### Stored data
------------------------

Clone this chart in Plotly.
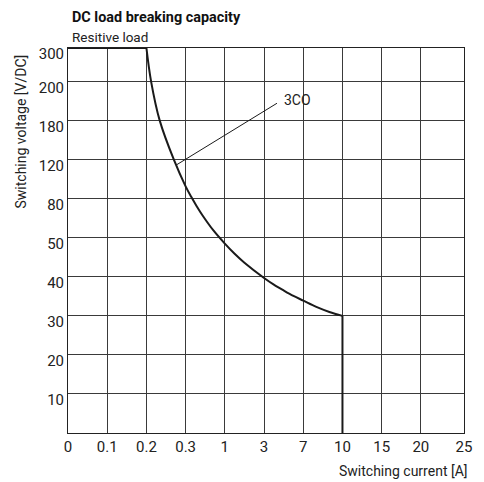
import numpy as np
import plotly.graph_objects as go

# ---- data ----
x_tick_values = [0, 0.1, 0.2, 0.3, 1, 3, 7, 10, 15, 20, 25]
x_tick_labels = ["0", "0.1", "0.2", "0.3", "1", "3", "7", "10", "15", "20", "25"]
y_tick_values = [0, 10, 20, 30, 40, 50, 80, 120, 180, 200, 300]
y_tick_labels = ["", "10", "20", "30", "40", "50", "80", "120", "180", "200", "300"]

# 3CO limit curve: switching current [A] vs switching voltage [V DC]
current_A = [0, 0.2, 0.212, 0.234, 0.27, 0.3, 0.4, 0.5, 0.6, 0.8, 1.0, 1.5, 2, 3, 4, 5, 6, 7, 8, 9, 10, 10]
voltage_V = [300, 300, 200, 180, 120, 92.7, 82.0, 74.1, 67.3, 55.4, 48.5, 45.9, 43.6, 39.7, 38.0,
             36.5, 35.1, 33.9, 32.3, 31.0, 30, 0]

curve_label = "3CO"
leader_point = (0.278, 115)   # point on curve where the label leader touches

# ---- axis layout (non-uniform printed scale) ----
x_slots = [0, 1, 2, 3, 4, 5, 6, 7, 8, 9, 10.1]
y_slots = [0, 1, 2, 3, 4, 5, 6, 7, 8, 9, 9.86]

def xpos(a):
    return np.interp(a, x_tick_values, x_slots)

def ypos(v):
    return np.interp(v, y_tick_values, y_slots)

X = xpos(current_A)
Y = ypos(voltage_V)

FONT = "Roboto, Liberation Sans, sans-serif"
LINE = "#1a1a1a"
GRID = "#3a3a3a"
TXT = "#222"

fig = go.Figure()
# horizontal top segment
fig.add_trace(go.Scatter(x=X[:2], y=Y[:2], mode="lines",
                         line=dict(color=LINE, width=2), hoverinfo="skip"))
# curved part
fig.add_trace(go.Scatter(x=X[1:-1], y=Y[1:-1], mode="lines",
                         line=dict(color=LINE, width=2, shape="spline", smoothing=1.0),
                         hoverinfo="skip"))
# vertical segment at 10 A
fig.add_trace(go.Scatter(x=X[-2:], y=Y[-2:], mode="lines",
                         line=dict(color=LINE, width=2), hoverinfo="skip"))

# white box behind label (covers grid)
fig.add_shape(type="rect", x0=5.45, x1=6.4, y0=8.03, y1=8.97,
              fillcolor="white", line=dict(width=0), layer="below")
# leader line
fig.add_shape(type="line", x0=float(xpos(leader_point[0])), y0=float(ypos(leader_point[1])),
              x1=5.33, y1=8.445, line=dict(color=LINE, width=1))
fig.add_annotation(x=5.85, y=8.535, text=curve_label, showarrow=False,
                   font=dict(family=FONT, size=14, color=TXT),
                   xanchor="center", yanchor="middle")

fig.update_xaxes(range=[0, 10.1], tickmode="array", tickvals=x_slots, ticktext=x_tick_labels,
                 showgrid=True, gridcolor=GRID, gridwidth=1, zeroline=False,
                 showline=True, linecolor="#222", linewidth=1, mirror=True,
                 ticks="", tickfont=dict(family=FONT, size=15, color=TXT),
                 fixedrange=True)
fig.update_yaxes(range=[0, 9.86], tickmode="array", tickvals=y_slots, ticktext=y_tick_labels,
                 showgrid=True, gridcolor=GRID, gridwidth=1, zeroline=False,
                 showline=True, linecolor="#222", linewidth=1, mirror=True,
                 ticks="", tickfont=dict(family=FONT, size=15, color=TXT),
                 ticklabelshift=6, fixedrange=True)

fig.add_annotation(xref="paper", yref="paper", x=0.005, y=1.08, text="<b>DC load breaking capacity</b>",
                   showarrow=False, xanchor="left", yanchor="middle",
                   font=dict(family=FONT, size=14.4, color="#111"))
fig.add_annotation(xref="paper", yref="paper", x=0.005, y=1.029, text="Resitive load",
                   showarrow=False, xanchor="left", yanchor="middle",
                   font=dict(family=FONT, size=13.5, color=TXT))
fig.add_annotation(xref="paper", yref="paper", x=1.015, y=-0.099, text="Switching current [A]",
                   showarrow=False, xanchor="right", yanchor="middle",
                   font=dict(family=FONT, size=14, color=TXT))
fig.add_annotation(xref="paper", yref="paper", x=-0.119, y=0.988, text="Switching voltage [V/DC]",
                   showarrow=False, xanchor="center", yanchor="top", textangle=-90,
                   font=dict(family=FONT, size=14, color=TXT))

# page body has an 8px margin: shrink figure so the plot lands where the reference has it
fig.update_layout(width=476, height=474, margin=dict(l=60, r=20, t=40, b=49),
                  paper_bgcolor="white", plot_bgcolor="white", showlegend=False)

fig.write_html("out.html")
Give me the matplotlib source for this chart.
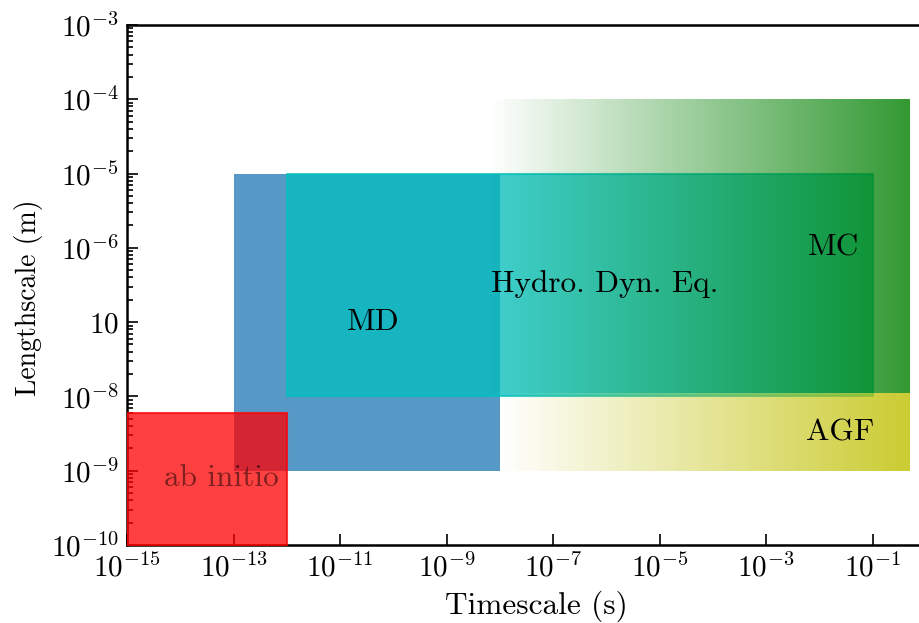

------------------------

### Your objective
Skip the pictures and restate exactly the lines from the beginning of the listing to the line with "import plotly.graph_objects as go", that line included.

### Response
Clone this chart in Plotly.
import numpy as np
import plotly.graph_objects as go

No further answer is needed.